**Exercise brief:**
Show every line containing "script" by copying it.

**Provided records:**

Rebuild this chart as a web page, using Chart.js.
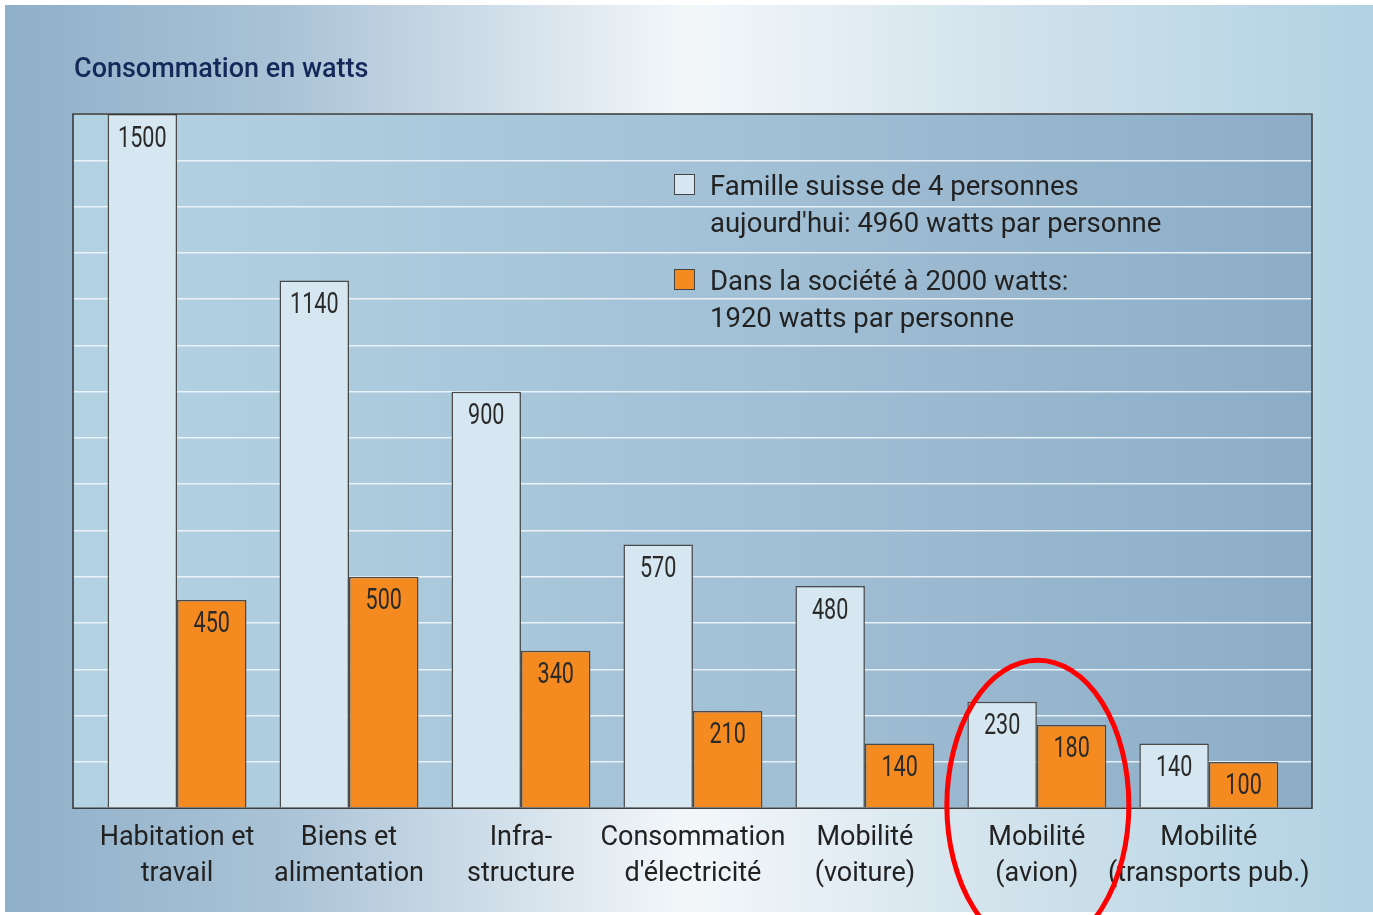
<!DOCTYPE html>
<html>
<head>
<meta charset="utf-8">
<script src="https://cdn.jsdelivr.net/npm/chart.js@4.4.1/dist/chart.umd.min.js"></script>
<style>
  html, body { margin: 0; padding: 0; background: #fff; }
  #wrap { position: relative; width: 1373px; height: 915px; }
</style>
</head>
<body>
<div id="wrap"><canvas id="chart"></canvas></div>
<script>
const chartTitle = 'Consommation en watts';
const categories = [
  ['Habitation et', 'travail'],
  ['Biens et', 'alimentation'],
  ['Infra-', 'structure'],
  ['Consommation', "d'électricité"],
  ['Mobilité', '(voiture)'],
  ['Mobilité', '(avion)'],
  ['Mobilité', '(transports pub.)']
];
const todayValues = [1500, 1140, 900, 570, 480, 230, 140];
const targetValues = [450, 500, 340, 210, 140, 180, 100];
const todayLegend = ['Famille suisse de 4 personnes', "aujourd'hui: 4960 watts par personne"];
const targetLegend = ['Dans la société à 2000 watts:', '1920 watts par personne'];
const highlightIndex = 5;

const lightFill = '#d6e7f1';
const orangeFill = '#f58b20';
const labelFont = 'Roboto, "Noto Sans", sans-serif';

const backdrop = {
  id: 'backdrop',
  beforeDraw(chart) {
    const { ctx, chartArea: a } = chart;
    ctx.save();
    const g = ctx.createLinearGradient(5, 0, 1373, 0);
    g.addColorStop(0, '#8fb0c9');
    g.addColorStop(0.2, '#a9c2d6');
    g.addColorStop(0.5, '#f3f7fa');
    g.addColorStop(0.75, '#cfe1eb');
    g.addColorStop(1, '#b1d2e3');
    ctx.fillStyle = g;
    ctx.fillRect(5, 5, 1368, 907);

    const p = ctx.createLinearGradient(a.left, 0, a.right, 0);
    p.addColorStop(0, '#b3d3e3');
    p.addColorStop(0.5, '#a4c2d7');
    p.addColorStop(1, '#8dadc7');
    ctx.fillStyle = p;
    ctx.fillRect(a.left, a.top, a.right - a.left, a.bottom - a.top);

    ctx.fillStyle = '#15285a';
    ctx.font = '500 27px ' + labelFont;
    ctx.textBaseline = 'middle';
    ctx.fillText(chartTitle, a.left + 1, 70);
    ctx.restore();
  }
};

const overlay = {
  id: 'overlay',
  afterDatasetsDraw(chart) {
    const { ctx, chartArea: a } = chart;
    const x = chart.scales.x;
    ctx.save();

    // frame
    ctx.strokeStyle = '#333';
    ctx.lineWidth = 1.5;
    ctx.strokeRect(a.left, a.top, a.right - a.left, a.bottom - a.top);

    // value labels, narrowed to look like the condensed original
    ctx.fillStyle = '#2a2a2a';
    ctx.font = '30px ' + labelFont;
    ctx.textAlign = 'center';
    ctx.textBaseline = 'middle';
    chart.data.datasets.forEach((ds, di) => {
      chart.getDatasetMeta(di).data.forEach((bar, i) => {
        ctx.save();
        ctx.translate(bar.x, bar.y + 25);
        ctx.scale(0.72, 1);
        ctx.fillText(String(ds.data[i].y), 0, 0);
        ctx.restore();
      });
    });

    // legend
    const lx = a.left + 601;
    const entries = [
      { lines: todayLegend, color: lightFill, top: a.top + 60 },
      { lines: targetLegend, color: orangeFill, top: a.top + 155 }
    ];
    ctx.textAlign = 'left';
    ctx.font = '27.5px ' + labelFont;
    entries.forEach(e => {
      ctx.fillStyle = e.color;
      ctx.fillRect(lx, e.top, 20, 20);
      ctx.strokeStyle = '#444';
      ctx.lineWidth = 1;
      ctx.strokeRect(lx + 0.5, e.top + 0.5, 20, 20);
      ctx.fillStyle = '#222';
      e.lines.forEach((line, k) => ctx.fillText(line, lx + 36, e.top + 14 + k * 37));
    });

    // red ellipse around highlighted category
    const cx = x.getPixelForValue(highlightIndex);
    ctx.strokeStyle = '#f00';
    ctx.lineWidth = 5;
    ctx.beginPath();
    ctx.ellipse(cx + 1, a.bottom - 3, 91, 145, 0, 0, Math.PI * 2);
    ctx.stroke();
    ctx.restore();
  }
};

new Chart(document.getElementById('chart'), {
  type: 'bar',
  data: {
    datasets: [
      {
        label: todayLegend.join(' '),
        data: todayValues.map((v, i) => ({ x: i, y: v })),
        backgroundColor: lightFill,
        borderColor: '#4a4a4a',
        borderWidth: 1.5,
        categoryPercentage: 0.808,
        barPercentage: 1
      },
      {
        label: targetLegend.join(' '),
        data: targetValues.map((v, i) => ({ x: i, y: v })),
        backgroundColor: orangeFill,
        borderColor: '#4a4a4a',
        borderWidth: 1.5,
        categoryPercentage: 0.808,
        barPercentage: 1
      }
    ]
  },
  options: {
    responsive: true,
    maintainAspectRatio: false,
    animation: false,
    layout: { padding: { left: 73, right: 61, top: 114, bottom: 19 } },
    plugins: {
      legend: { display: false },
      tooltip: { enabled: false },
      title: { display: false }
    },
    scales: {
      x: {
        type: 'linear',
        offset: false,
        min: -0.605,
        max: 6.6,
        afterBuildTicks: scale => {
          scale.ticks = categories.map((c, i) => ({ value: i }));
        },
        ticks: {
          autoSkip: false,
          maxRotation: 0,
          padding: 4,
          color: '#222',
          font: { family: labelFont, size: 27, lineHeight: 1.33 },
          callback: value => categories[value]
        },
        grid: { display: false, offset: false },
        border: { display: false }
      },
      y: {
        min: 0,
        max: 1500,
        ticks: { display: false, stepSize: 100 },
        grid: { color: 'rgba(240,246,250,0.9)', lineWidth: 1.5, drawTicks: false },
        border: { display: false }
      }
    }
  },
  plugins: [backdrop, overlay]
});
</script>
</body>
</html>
---
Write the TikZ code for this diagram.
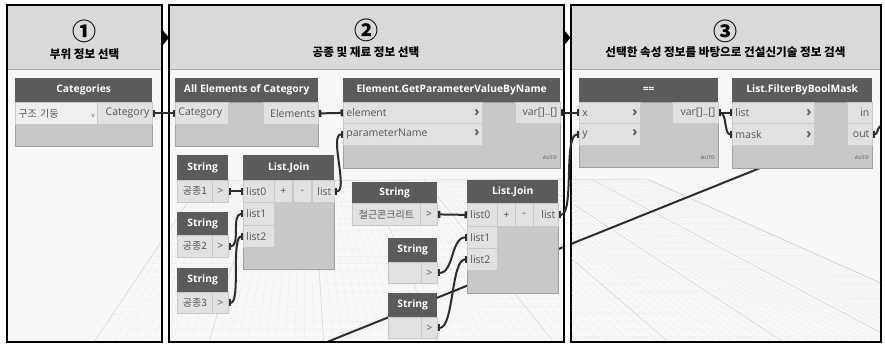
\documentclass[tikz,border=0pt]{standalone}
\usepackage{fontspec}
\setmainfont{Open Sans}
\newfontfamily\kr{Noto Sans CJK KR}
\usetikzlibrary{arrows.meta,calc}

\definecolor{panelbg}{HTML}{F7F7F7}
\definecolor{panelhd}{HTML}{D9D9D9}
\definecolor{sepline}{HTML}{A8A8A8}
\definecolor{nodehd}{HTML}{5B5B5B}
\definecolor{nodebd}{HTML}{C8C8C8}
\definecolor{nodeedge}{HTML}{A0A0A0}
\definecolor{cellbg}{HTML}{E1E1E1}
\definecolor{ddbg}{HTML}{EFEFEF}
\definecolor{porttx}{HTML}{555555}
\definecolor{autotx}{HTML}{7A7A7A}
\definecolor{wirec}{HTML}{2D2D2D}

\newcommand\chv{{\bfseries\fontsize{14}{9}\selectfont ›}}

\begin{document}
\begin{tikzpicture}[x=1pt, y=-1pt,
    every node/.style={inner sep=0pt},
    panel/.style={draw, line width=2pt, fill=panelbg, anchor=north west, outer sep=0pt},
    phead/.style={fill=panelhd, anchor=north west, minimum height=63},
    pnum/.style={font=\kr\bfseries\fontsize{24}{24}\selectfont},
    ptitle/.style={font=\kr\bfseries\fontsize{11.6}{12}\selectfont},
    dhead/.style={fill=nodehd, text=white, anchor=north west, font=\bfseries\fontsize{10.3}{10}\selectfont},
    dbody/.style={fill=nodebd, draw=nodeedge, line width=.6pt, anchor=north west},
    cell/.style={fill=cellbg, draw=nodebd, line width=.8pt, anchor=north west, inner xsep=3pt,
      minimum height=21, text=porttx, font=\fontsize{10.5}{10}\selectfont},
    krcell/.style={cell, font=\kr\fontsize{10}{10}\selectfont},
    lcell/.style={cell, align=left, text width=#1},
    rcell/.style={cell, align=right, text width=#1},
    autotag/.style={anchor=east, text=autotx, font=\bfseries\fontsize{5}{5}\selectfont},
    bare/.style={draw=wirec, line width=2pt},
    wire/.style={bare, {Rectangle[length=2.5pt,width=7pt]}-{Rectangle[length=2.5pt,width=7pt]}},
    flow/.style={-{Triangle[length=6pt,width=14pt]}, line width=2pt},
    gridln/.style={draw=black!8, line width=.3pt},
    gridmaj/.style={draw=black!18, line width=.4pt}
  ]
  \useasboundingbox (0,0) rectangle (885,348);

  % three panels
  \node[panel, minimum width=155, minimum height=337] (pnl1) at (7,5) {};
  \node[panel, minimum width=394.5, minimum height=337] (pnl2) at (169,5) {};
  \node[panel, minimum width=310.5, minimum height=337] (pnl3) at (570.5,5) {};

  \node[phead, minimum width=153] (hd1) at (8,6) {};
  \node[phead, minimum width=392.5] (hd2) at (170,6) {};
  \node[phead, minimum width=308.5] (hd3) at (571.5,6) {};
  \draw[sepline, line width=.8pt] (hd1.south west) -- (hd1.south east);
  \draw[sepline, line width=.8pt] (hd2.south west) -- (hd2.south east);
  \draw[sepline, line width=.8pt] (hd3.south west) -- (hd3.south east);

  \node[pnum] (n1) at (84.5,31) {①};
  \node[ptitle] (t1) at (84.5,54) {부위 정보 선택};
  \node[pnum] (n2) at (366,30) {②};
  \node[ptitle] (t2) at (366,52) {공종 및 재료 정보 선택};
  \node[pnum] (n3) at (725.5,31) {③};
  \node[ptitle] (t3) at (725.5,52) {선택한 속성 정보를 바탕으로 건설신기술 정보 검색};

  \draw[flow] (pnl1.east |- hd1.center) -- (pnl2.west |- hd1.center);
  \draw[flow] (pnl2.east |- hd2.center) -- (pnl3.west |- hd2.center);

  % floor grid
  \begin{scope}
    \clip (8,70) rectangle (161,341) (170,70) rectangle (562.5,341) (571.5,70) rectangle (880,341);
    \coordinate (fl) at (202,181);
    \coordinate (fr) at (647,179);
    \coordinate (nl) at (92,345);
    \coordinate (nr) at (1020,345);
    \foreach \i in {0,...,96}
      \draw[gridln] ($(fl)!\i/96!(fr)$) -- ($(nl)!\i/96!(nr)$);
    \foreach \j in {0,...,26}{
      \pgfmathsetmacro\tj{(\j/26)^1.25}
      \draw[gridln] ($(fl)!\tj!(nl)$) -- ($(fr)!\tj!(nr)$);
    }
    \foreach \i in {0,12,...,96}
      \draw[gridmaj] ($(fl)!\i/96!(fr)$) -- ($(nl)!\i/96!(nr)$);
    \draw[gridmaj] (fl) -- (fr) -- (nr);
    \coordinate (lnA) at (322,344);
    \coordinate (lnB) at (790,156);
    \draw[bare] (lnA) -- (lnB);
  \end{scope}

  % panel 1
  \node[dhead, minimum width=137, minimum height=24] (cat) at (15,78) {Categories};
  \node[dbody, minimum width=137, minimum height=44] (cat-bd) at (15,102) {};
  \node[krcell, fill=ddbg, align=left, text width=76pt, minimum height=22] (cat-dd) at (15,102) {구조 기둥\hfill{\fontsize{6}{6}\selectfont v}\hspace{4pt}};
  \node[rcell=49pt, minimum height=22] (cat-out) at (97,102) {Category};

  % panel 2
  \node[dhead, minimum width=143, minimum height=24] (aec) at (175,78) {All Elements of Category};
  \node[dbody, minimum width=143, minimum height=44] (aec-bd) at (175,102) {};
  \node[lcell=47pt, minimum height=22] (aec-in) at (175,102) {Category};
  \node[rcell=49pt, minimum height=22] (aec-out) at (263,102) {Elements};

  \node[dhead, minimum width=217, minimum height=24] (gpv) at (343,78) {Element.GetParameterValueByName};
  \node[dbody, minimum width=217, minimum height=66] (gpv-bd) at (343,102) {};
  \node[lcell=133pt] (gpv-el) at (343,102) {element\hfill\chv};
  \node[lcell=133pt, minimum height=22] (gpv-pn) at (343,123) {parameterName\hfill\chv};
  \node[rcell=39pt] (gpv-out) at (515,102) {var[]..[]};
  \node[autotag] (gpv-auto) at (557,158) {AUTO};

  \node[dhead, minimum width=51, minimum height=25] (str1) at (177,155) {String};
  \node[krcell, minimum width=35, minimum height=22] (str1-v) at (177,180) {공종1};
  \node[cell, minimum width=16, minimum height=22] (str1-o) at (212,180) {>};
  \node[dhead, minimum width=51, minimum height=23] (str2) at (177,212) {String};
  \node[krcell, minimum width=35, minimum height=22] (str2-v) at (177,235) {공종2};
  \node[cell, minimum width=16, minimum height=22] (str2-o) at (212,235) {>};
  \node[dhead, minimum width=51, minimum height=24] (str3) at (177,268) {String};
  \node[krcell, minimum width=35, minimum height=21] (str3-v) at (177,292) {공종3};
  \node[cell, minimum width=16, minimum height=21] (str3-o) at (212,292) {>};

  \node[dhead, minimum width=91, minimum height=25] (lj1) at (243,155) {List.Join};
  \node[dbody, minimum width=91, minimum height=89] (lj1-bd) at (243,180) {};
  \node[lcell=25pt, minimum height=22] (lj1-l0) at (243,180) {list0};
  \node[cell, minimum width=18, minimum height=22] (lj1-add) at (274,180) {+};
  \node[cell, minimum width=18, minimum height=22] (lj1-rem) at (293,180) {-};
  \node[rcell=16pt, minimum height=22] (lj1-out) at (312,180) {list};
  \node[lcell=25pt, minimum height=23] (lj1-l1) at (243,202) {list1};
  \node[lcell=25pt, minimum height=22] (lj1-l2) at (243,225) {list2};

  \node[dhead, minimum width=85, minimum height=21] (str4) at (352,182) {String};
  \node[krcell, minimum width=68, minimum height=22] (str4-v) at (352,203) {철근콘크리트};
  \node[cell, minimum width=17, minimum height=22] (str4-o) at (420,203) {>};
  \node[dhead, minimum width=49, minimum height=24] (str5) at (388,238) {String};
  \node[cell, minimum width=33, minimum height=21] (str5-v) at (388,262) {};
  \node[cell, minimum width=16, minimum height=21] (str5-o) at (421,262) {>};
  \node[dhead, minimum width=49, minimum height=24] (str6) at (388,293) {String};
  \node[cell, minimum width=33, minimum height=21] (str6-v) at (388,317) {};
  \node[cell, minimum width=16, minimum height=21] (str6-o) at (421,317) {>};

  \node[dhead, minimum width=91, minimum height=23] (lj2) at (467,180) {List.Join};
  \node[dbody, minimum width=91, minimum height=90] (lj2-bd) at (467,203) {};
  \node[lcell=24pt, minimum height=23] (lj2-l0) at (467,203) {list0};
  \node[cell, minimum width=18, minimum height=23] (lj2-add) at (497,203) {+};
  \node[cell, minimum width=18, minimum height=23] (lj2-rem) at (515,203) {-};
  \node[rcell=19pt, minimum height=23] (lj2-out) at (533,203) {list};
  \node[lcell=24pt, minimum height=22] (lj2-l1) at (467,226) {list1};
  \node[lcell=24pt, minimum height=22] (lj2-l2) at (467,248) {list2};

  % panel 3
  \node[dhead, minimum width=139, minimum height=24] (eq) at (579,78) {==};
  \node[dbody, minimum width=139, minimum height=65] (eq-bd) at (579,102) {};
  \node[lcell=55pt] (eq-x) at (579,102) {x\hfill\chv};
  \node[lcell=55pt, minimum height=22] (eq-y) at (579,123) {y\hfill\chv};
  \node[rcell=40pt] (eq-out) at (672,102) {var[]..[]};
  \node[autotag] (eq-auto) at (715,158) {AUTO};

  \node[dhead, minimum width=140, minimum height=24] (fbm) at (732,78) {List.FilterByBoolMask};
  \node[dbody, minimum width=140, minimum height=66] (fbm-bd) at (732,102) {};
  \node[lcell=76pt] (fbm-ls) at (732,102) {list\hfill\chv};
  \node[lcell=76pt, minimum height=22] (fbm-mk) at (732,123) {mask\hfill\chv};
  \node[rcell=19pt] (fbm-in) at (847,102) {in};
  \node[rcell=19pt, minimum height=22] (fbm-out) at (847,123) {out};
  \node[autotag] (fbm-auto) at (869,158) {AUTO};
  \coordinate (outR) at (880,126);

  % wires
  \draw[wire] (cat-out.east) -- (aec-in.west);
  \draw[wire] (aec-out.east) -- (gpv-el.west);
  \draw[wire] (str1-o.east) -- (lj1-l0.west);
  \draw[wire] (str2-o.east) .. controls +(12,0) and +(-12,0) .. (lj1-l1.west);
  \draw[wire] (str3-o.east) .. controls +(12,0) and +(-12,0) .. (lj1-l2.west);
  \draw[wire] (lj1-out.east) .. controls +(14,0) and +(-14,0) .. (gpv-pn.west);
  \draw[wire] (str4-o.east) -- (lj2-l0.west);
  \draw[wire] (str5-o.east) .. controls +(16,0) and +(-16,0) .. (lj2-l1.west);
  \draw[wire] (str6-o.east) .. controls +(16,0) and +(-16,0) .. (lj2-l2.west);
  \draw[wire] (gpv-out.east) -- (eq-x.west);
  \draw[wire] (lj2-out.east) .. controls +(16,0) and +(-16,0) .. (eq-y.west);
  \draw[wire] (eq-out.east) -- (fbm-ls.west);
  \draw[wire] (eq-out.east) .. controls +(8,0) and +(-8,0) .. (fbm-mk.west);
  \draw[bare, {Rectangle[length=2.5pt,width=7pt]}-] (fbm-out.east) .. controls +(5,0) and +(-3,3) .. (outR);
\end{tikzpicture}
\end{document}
--
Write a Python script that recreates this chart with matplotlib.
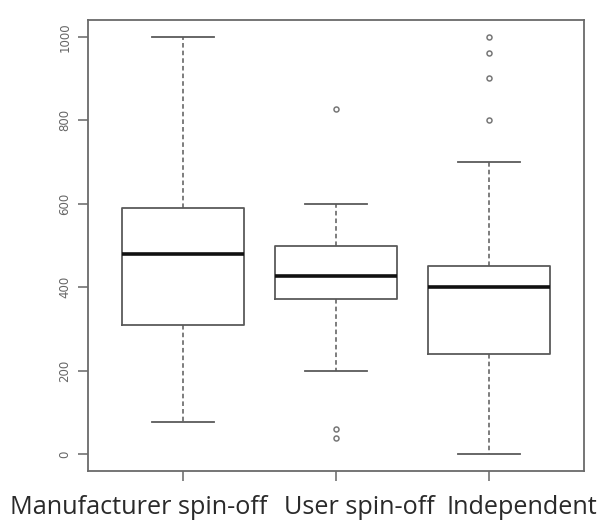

**Result of this task:**
<script src="https://cdn.jsdelivr.net/npm/chart.js@4.4.1/dist/chart.umd.min.js"></script>
<script>
</script>
Write a Python script that recreates this chart with matplotlib.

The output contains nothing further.